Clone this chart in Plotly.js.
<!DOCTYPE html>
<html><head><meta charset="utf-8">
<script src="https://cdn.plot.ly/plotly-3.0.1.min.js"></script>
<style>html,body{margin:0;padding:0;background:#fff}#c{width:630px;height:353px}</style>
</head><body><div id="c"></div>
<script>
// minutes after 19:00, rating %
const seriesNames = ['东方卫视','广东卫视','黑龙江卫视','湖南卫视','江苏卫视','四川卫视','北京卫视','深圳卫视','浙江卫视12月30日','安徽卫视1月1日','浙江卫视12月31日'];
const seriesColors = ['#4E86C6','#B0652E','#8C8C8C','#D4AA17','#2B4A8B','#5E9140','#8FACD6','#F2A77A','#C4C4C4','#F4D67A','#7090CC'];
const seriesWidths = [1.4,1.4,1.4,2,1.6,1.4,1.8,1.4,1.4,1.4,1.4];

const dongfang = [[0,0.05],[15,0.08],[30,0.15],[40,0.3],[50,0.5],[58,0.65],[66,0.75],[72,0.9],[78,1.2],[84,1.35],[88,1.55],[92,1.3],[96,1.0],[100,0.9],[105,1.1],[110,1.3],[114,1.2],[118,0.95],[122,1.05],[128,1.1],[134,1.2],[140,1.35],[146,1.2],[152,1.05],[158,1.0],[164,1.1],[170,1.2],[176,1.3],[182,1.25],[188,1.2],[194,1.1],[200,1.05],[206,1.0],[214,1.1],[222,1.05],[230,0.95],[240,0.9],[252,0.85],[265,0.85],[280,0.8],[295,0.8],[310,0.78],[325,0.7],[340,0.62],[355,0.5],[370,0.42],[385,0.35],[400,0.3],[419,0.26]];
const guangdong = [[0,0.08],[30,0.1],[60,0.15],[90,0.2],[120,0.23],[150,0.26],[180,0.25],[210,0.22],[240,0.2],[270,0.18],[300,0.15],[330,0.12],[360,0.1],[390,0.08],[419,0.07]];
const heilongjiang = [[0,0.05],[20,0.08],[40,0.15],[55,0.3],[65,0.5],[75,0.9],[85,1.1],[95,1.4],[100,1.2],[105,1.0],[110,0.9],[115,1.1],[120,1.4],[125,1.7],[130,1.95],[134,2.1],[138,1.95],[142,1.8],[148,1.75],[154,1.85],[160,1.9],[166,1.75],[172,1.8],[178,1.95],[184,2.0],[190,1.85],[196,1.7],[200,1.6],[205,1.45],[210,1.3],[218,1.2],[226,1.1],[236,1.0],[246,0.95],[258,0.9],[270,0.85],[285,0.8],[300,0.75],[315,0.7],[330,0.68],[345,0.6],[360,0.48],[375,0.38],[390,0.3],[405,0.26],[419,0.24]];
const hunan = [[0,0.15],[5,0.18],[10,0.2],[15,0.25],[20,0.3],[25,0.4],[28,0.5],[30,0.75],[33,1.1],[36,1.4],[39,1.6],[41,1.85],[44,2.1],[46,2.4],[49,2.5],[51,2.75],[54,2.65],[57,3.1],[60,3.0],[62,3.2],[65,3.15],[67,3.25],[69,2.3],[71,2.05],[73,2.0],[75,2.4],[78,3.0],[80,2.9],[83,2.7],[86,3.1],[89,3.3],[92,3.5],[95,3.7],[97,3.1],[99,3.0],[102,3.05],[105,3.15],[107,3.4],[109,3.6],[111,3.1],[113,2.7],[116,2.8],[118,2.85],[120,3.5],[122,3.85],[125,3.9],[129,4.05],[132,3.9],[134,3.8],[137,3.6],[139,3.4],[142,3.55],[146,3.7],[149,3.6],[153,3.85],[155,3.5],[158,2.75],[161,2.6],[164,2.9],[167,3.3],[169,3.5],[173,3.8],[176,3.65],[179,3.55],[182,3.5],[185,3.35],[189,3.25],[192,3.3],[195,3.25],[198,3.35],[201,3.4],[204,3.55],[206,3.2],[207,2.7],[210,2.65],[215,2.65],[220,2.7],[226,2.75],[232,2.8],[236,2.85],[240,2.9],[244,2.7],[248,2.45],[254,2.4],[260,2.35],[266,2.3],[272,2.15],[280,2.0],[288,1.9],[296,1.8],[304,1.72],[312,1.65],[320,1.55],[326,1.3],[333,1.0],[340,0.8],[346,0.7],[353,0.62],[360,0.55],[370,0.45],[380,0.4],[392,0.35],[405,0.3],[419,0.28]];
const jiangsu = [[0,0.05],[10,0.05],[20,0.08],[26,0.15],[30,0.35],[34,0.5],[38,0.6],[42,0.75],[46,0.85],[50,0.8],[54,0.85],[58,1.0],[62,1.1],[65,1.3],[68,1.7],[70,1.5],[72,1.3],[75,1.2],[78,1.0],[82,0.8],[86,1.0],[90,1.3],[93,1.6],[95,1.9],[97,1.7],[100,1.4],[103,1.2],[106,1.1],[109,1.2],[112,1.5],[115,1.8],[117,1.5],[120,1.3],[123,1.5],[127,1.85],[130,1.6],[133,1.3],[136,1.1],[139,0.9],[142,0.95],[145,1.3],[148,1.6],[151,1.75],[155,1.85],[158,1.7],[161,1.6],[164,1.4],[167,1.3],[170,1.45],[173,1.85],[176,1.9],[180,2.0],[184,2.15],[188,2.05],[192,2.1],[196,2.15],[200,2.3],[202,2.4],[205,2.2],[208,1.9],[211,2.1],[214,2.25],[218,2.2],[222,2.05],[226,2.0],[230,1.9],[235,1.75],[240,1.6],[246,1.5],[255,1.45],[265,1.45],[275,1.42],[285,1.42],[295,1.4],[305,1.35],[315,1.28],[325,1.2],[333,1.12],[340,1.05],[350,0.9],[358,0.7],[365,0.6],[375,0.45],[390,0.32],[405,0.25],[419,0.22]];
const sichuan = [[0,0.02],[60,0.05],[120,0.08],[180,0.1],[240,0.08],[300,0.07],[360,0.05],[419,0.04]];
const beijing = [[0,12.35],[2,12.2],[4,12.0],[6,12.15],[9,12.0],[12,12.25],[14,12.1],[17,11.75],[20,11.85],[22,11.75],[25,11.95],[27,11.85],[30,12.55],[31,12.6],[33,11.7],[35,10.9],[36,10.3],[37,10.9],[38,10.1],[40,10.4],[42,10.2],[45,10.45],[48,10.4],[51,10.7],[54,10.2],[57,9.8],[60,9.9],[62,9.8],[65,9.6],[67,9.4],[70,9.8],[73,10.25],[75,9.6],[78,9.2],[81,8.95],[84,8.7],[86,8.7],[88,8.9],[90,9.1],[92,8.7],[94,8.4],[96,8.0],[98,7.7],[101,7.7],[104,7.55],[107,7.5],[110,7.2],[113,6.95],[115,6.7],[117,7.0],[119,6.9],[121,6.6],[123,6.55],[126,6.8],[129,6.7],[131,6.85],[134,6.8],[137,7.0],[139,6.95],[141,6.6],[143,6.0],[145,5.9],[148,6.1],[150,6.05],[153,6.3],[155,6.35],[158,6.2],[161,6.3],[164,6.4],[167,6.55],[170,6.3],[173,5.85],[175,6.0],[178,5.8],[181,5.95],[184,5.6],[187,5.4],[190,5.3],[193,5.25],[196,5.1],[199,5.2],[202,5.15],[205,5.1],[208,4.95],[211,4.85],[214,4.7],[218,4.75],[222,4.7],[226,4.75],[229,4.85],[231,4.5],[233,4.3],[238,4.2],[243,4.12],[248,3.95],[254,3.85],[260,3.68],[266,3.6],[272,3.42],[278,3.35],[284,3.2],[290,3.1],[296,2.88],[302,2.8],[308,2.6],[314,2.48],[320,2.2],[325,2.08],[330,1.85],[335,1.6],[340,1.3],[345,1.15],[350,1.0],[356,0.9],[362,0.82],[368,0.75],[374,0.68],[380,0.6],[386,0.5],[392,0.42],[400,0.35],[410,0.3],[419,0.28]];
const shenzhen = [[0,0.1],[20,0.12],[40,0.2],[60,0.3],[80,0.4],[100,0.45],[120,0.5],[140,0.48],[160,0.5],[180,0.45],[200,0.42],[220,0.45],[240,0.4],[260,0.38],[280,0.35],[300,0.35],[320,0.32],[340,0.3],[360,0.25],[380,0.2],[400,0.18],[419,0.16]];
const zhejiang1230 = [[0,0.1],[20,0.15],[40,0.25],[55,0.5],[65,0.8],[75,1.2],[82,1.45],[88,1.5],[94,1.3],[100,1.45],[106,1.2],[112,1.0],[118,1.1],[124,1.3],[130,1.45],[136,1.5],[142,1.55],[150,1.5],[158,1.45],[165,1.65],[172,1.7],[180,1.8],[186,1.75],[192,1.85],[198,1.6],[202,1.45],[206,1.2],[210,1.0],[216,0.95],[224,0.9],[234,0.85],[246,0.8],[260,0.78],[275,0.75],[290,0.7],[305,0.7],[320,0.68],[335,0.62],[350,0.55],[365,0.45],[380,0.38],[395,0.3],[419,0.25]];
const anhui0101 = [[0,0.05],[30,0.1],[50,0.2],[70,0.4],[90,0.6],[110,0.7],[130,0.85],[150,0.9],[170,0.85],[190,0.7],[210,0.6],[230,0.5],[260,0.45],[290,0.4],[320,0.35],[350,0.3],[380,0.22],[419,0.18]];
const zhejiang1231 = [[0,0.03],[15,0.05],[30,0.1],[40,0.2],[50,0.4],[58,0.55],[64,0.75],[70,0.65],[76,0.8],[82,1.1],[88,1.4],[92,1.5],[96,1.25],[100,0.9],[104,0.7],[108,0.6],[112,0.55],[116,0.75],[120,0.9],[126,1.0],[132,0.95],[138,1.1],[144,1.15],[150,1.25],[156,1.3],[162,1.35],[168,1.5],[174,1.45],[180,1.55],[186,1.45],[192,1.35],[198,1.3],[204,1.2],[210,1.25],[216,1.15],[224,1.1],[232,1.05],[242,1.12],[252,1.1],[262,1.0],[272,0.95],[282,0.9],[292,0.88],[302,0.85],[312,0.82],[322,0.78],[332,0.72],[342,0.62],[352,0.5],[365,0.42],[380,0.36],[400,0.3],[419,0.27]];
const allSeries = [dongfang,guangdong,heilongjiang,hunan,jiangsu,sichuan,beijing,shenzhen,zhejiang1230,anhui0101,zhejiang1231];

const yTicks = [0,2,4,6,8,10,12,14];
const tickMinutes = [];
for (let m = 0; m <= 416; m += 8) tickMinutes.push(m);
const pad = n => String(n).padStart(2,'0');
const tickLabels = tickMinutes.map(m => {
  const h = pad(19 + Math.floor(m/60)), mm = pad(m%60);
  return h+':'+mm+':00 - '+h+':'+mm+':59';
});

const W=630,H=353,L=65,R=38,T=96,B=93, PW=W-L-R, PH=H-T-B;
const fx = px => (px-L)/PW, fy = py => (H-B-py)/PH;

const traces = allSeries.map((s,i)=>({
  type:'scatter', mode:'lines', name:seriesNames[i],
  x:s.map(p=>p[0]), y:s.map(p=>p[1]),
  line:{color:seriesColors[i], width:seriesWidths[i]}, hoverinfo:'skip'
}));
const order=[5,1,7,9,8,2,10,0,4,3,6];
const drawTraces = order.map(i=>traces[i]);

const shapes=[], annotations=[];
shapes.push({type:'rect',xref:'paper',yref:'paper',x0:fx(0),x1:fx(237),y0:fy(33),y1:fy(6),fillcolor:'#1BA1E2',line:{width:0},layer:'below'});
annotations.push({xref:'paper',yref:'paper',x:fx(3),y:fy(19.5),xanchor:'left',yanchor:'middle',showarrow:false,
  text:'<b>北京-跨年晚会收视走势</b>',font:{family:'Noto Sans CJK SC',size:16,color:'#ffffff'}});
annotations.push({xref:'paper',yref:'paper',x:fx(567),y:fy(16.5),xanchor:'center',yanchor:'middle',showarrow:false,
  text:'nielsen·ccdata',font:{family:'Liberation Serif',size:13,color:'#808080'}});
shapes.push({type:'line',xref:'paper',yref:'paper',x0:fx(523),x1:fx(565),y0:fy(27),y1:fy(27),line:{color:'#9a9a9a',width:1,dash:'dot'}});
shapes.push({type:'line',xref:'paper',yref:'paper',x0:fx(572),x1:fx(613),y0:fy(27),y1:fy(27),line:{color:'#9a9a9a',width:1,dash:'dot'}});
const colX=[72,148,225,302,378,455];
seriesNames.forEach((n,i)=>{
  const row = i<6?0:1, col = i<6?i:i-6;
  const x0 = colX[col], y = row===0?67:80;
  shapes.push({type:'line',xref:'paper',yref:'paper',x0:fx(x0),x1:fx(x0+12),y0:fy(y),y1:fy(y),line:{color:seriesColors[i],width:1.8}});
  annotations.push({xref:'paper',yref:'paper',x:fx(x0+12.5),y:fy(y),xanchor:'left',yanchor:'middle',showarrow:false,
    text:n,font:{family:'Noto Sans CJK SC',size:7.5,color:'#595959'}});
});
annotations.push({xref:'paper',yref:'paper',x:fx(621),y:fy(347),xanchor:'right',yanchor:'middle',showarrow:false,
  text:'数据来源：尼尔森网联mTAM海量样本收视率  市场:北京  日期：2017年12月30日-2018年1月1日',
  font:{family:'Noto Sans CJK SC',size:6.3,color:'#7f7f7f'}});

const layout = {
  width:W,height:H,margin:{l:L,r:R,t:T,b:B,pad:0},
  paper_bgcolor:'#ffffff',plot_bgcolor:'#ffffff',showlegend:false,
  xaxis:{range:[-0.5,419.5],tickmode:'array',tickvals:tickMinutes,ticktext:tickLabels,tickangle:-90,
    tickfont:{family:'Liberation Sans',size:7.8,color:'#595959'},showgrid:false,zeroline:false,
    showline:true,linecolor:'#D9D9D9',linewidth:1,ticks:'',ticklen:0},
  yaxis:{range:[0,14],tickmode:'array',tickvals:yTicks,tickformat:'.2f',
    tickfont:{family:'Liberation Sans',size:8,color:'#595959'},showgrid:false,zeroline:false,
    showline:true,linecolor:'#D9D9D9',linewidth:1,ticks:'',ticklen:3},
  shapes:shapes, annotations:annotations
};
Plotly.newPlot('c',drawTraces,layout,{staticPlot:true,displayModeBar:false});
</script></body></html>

* * * * * * *

■ Short exercise
Return a word-for-word copy of the lines from the beginning of the listing to the line holding "seriesWidths = [1.4,1.4,1.4,2,1.6,1.4,1.8,1.4,1.4,1.4,1.4];", both kept.

■ Solution for this task
Clone this chart in Plotly.js.
<!DOCTYPE html>
<html><head><meta charset="utf-8">
<script src="https://cdn.plot.ly/plotly-3.0.1.min.js"></script>
<style>html,body{margin:0;padding:0;background:#fff}#c{width:630px;height:353px}</style>
</head><body><div id="c"></div>
<script>
// minutes after 19:00, rating %
const seriesNames = ['东方卫视','广东卫视','黑龙江卫视','湖南卫视','江苏卫视','四川卫视','北京卫视','深圳卫视','浙江卫视12月30日','安徽卫视1月1日','浙江卫视12月31日'];
const seriesColors = ['#4E86C6','#B0652E','#8C8C8C','#D4AA17','#2B4A8B','#5E9140','#8FACD6','#F2A77A','#C4C4C4','#F4D67A','#7090CC'];
const seriesWidths = [1.4,1.4,1.4,2,1.6,1.4,1.8,1.4,1.4,1.4,1.4];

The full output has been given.